* [INFORMATION PROVIDED]:
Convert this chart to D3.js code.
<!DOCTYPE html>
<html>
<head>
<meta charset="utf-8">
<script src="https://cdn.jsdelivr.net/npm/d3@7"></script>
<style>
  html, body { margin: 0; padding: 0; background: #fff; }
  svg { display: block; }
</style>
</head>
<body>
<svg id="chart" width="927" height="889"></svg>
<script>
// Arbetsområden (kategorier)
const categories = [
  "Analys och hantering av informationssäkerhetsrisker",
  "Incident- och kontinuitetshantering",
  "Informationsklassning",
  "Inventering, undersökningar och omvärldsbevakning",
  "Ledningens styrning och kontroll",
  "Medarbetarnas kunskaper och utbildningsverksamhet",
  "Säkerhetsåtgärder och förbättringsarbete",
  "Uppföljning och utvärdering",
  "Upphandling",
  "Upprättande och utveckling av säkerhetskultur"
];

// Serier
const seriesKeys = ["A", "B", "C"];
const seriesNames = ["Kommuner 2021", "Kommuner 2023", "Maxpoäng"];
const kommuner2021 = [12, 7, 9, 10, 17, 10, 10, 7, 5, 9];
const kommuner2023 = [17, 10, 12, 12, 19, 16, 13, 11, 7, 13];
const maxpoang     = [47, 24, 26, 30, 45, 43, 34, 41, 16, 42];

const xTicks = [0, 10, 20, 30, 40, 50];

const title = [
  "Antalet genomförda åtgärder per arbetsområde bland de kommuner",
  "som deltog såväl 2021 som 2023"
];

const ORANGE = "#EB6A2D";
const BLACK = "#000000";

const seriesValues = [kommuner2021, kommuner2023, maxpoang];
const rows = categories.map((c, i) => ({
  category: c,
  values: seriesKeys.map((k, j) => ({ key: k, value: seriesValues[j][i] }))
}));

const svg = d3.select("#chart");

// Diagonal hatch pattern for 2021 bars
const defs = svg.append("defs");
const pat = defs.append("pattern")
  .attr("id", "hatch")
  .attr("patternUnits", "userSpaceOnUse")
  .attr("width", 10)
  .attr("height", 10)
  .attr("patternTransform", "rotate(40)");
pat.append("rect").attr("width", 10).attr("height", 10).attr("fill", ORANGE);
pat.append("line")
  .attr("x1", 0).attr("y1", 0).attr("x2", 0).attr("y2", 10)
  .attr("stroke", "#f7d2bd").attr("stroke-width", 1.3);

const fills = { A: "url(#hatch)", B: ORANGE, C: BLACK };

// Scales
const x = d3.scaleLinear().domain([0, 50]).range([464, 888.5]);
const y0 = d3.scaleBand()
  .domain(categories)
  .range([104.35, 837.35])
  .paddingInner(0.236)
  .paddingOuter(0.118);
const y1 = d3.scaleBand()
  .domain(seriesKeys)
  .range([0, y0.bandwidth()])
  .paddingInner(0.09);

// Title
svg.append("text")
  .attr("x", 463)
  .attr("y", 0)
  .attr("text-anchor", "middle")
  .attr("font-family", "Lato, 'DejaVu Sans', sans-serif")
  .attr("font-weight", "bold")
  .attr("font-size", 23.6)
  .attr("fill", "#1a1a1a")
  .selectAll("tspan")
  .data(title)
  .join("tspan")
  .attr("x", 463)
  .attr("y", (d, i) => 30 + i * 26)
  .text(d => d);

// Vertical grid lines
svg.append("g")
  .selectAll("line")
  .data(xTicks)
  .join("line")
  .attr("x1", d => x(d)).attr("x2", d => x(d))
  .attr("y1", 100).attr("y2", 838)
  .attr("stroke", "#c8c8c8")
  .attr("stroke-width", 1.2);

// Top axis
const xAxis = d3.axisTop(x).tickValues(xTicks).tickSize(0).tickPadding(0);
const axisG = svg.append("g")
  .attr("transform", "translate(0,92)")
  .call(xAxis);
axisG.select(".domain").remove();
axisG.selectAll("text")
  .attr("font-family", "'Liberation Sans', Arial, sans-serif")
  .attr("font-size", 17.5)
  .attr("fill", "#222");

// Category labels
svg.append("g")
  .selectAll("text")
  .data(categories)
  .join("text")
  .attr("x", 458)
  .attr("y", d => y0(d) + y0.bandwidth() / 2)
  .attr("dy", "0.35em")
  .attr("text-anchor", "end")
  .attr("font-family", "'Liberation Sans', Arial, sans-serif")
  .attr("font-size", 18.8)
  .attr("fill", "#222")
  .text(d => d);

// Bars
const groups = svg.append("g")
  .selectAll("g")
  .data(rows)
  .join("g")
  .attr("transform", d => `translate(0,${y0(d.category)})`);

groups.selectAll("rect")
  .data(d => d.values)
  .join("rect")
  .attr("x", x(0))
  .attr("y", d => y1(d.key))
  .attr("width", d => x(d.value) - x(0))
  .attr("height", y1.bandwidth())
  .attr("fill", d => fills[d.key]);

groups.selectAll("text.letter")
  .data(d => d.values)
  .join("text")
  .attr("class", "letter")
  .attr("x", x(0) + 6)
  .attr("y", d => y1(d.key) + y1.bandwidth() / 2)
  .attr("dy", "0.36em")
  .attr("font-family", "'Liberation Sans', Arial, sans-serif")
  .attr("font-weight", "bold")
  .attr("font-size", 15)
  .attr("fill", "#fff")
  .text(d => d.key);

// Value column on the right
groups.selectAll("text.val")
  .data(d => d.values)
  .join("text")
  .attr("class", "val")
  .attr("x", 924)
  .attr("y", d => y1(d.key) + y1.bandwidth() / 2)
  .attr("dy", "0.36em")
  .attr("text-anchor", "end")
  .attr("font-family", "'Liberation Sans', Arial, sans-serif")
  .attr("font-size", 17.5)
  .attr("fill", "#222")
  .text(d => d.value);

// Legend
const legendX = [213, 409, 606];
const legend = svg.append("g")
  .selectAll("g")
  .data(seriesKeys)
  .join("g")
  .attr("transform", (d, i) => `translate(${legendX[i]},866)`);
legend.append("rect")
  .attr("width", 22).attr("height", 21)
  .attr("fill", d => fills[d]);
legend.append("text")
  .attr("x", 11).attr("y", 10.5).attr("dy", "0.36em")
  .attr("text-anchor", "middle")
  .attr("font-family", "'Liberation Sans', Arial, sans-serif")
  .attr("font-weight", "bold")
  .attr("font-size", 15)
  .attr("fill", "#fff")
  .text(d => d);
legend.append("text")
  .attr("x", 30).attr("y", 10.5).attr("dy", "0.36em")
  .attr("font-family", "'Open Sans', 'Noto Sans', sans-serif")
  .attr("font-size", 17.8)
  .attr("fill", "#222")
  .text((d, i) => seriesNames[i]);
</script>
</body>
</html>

* [TASK INSTRUCTIONS]:
Return exactly, please, the lines of the material from the first one down to and including the line where "ORANGE, C: BLACK" appears.

* [TASK RESULT]:
Convert this chart to D3.js code.
<!DOCTYPE html>
<html>
<head>
<meta charset="utf-8">
<script src="https://cdn.jsdelivr.net/npm/d3@7"></script>
<style>
  html, body { margin: 0; padding: 0; background: #fff; }
  svg { display: block; }
</style>
</head>
<body>
<svg id="chart" width="927" height="889"></svg>
<script>
// Arbetsområden (kategorier)
const categories = [
  "Analys och hantering av informationssäkerhetsrisker",
  "Incident- och kontinuitetshantering",
  "Informationsklassning",
  "Inventering, undersökningar och omvärldsbevakning",
  "Ledningens styrning och kontroll",
  "Medarbetarnas kunskaper och utbildningsverksamhet",
  "Säkerhetsåtgärder och förbättringsarbete",
  "Uppföljning och utvärdering",
  "Upphandling",
  "Upprättande och utveckling av säkerhetskultur"
];

// Serier
const seriesKeys = ["A", "B", "C"];
const seriesNames = ["Kommuner 2021", "Kommuner 2023", "Maxpoäng"];
const kommuner2021 = [12, 7, 9, 10, 17, 10, 10, 7, 5, 9];
const kommuner2023 = [17, 10, 12, 12, 19, 16, 13, 11, 7, 13];
const maxpoang     = [47, 24, 26, 30, 45, 43, 34, 41, 16, 42];

const xTicks = [0, 10, 20, 30, 40, 50];

const title = [
  "Antalet genomförda åtgärder per arbetsområde bland de kommuner",
  "som deltog såväl 2021 som 2023"
];

const ORANGE = "#EB6A2D";
const BLACK = "#000000";

const seriesValues = [kommuner2021, kommuner2023, maxpoang];
const rows = categories.map((c, i) => ({
  category: c,
  values: seriesKeys.map((k, j) => ({ key: k, value: seriesValues[j][i] }))
}));

const svg = d3.select("#chart");

// Diagonal hatch pattern for 2021 bars
const defs = svg.append("defs");
const pat = defs.append("pattern")
  .attr("id", "hatch")
  .attr("patternUnits", "userSpaceOnUse")
  .attr("width", 10)
  .attr("height", 10)
  .attr("patternTransform", "rotate(40)");
pat.append("rect").attr("width", 10).attr("height", 10).attr("fill", ORANGE);
pat.append("line")
  .attr("x1", 0).attr("y1", 0).attr("x2", 0).attr("y2", 10)
  .attr("stroke", "#f7d2bd").attr("stroke-width", 1.3);

const fills = { A: "url(#hatch)", B: ORANGE, C: BLACK };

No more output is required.